Joel Schumacher worked on the film as costume designer.

==Soundtrack==
The original music score was composed by Billy Goldenberg. The Bette Midler song "Friends" plays as the final scene transitions to the end credits.

==Reception==
Critical reception for the film was mostly positive. Vincent Canby of The New York Times called the film "an old-fashioned murder mystery" that "makes murder, as well as life, more interesting." Roger Ebert of the Chicago Sun-Times gave the film three and a half out of 4 stars, praising the cast and script, and saying, "It's the kind of movie that wraps you up in itself, and absorbs you at the very time you're being impressed by its cleverness. And it leaves you thinking maybe Sheila got off easy, after all."

In a 2007 review for Empire, Kim Newman gave the film four stars, writing "It remains an underrated pleasure, a rare original film mystery (most whodunits are adapted from novels – which means your target audience already knows the solution) with dialogue as precisely turned as one of Norman Bates's twitches or Sweeney Todd's razor-rhymes."

==Legacy==
Filmmakers Edgar Wright and Larry Karaszewski have extolled the film in recorded introductions for Turner Classic Movies and Trailers from Hell, respectively.

Beau Flynn and Joel Silver were attached to a 2012 announcement that New Line Cinema would remake the film, though the project was never produced.
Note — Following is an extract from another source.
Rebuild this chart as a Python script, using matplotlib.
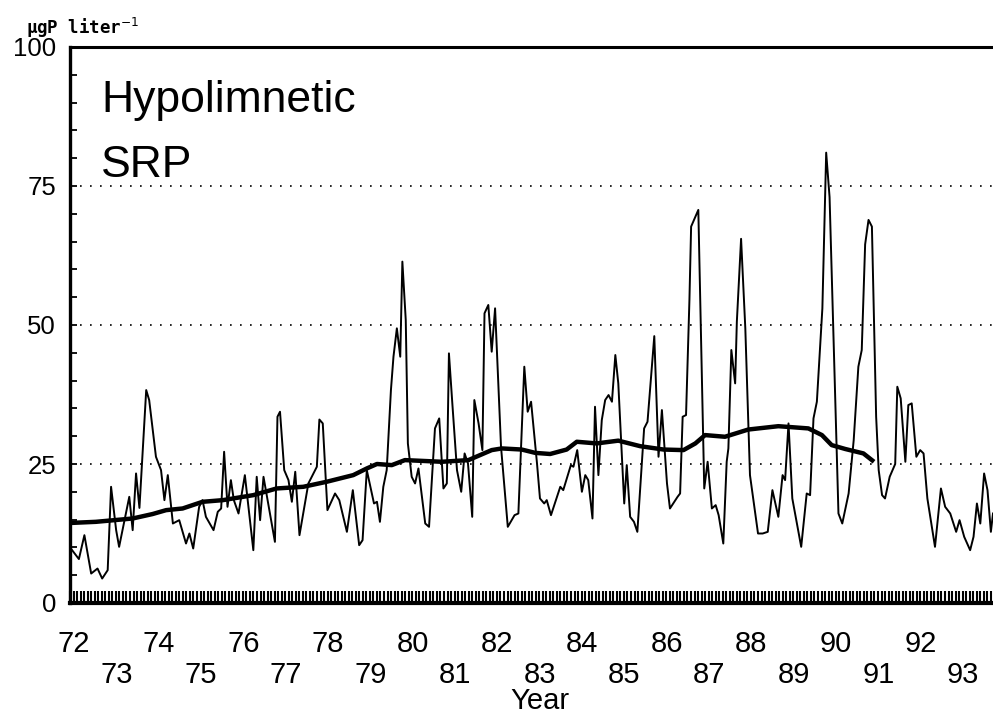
import matplotlib.pyplot as plt
import numpy as np

# monthly hypolimnetic SRP (ugP/l), decimal year vs concentration
srp_year = [
    72.02, 72.21, 72.34, 72.50, 72.65, 72.76, 72.89, 72.97, 73.09, 73.16,
    73.40, 73.48, 73.56, 73.64, 73.80, 73.87, 74.03, 74.15, 74.23, 74.31,
    74.43, 74.58, 74.74, 74.82, 74.91, 75.05, 75.13, 75.21, 75.39, 75.49,
    75.57, 75.64, 75.72, 75.80, 75.87, 75.98, 76.13, 76.33, 76.41, 76.49,
    76.57, 76.84, 76.90, 76.96, 77.06, 77.16, 77.24, 77.32, 77.42, 77.63,
    77.83, 77.89, 77.97, 78.08, 78.26, 78.36, 78.54, 78.68, 78.83, 78.91,
    79.01, 79.18, 79.25, 79.32, 79.40, 79.48, 79.58, 79.64, 79.72, 79.80,
    79.85, 79.93, 79.98, 80.07, 80.15, 80.23, 80.39, 80.48, 80.62, 80.72,
    80.82, 80.90, 80.95, 81.03, 81.14, 81.24, 81.32, 81.40, 81.50, 81.55,
    81.65, 81.74, 81.79, 81.88, 81.96, 82.04, 82.18, 82.34, 82.50, 82.59,
    82.73, 82.81, 82.89, 83.03, 83.10, 83.20, 83.26, 83.36, 83.58, 83.65,
    83.83, 83.89, 83.98, 84.09, 84.17, 84.24, 84.34, 84.40, 84.48, 84.56,
    84.64, 84.72, 84.80, 84.88, 84.95, 85.09, 85.15, 85.23, 85.32, 85.40,
    85.56, 85.64, 85.80, 85.90, 85.98, 86.10, 86.17, 86.35, 86.41, 86.47,
    86.55, 86.63, 86.67, 86.84, 86.98, 87.06, 87.16, 87.25, 87.32, 87.43,
    87.51, 87.55, 87.62, 87.71, 87.75, 87.85, 87.95, 88.06, 88.25, 88.36,
    88.48, 88.59, 88.73, 88.83, 88.89, 88.97, 89.06, 89.27, 89.40, 89.48,
    89.56, 89.64, 89.77, 89.86, 89.94, 90.15, 90.24, 90.39, 90.51, 90.62,
    90.70, 90.78, 90.86, 90.94, 91.04, 91.10, 91.18, 91.25, 91.36, 91.49,
    91.54, 91.62, 91.73, 91.80, 91.88, 91.99, 92.08, 92.16, 92.25, 92.43,
    92.57, 92.67, 92.79, 92.93, 93.01, 93.12, 93.26, 93.34, 93.42, 93.50,
    93.59, 93.67, 93.75, 93.80,
]
srp = [
    9.8, 7.9, 12.2, 5.3, 6.2, 4.4, 5.9, 20.9, 13.1, 10.1,
    19.1, 13.1, 23.3, 17.1, 38.3, 36.5, 26.3, 23.9, 18.5, 23.0,
    14.3, 14.9, 10.7, 12.5, 9.8, 17.3, 18.5, 15.5, 13.1, 16.4,
    17.0, 27.2, 17.3, 22.1, 18.5, 16.1, 23.0, 9.5, 22.7, 14.9,
    22.7, 11.0, 33.5, 34.4, 23.9, 22.1, 18.2, 23.6, 12.2, 21.5,
    24.5, 33.0, 32.3, 16.7, 19.7, 18.5, 12.8, 20.3, 10.4, 11.3,
    23.9, 17.9, 18.2, 14.6, 20.9, 23.9, 38.3, 44.3, 49.4, 44.3,
    61.4, 50.9, 28.7, 22.7, 21.5, 24.2, 14.3, 13.7, 31.4, 33.2,
    20.6, 21.5, 44.9, 35.9, 23.9, 20.0, 26.9, 25.1, 15.5, 36.5,
    32.3, 27.5, 52.1, 53.6, 45.2, 53.0, 28.1, 13.7, 15.8, 16.1,
    42.5, 34.4, 36.2, 25.1, 18.8, 17.9, 18.5, 15.8, 20.9, 20.3,
    24.8, 24.5, 27.5, 20.0, 23.0, 22.1, 15.2, 35.3, 23.0, 32.9,
    36.5, 37.4, 36.2, 44.6, 39.5, 17.9, 24.8, 15.5, 14.6, 12.8,
    31.4, 32.6, 48.0, 26.3, 34.7, 21.5, 17.0, 19.1, 19.7, 33.5,
    33.8, 54.5, 67.7, 70.7, 20.6, 25.4, 17.0, 17.6, 15.8, 10.7,
    25.4, 27.8, 45.5, 39.5, 50.6, 65.5, 49.4, 23.0, 12.5, 12.5,
    12.8, 20.3, 15.5, 23.0, 22.1, 32.3, 18.8, 10.1, 19.7, 19.4,
    33.2, 36.2, 53.0, 81.0, 73.0, 16.1, 14.3, 19.7, 29.3, 42.5,
    45.5, 64.5, 68.9, 67.7, 33.5, 23.9, 19.4, 18.8, 22.7, 25.0,
    38.9, 36.8, 25.4, 35.6, 35.9, 26.3, 27.5, 26.9, 18.8, 10.1,
    20.6, 17.3, 16.1, 12.8, 14.9, 11.9, 9.5, 11.9, 17.9, 14.3,
    23.3, 20.3, 12.8, 16.1,
]

# smoothed trend
trend_year = [
    72.02, 72.61, 73.48, 73.95, 74.27, 74.66, 75.13, 75.61, 76.33, 76.88,
    77.51, 78.06, 78.69, 79.01, 79.25, 79.60, 79.91, 80.78, 81.41, 81.96,
    82.20, 82.67, 82.99, 83.34, 83.73, 83.97, 84.44, 84.95, 85.47, 86.02,
    86.49, 86.77, 87.00, 87.47, 88.02, 88.73, 89.44, 89.76, 89.99, 90.31,
    90.74, 90.99,
]
trend = [
    14.4, 14.6, 15.2, 16.0, 16.7, 17.0, 18.2, 18.5, 19.4, 20.6,
    20.9, 21.8, 23.0, 24.2, 25.0, 24.8, 25.7, 25.4, 25.7, 27.5,
    27.8, 27.6, 27.0, 26.8, 27.6, 29.0, 28.7, 29.2, 28.2, 27.6,
    27.5, 28.7, 30.2, 29.9, 31.2, 31.8, 31.4, 30.2, 28.4, 27.7,
    26.9, 25.4,
]

years = list(range(72, 94))
year_labels = [str(y) for y in years]
y_ticks = [0, 25, 50, 75, 100]

plt.rcParams['font.family'] = ['Liberation Sans', 'DejaVu Sans']

fig = plt.figure(figsize=(9.93, 7.15), dpi=100)
ax = fig.add_axes([70 / 993, 112 / 715, 923 / 993, 556 / 715])

ax.plot(srp_year, srp, color='black', lw=1.4)
ax.plot(trend_year, trend, color='black', lw=3.2, solid_capstyle='butt')

ax.set_xlim(72.0, 93.8)
ax.set_ylim(0, 100)

for g in [25, 50, 75]:
    ax.axhline(g, color='black', lw=1.2, ls=(0, (1, 5)), zorder=0)

# y axis: labelled every 25, small inward ticks every 5
ax.set_yticks(y_ticks)
ax.set_yticks(np.arange(0, 101, 5), minor=True)
ax.tick_params(axis='y', which='both', direction='in', length=5, width=1.3,
               labelsize=18.5, pad=10)

# x axis: dense monthly tick band, year labels in two staggered rows
months = np.arange(72 * 12, 93.8 * 12) / 12
ax.set_xticks(months, minor=True)
ax.set_xticks([])
ax.tick_params(axis='x', which='minor', direction='in', length=8.5, width=1.5)

tr = ax.get_xaxis_transform()
for y, lab in zip(years, year_labels):
    row = -0.0876 if y % 2 == 0 else -0.1444
    ax.text(y + 0.095, row, lab, transform=tr, ha='center', va='baseline',
            fontsize=21)

fig.text(540 / 993, 6 / 715, 'Year', ha='center', va='baseline', fontsize=21)

ax.spines['right'].set_visible(False)
ax.spines['left'].set_linewidth(2.4)
ax.spines['top'].set_linewidth(2.2)
ax.spines['bottom'].set_linewidth(3.0)

ax.text(0.0336, 0.8831, 'Hypolimnetic', transform=ax.transAxes,
        fontsize=32, va='baseline')
ax.text(0.0336, 0.7662, 'SRP', transform=ax.transAxes,
        fontsize=32, va='baseline')

fig.text(26 / 993, 1 - 34 / 715, 'μgP liter$^{-1}$', family='DejaVu Sans Mono',
         fontweight='bold', fontsize=12.5, va='baseline')

fig.savefig('out.png', dpi=100)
Director Rian Johnson cited The Last of Sheila as an inspiration for his 2019 film Knives Out, as well as its 2022 sequel Glass Onion, which includes Sondheim's last film appearance.

"Johnson has been happy to acknowledge that the similarities between Glass Onion and The Last of Sheila are explicit."

== Awards ==
Perkins and Sondheim won the 1974 Edgar Award for Best Motion Picture from the Mystery Writers of America. They went on to try to collaborate again two more times, on The Chorus Girl Murder Case and Crime and Variations, but the projects were ultimately not made.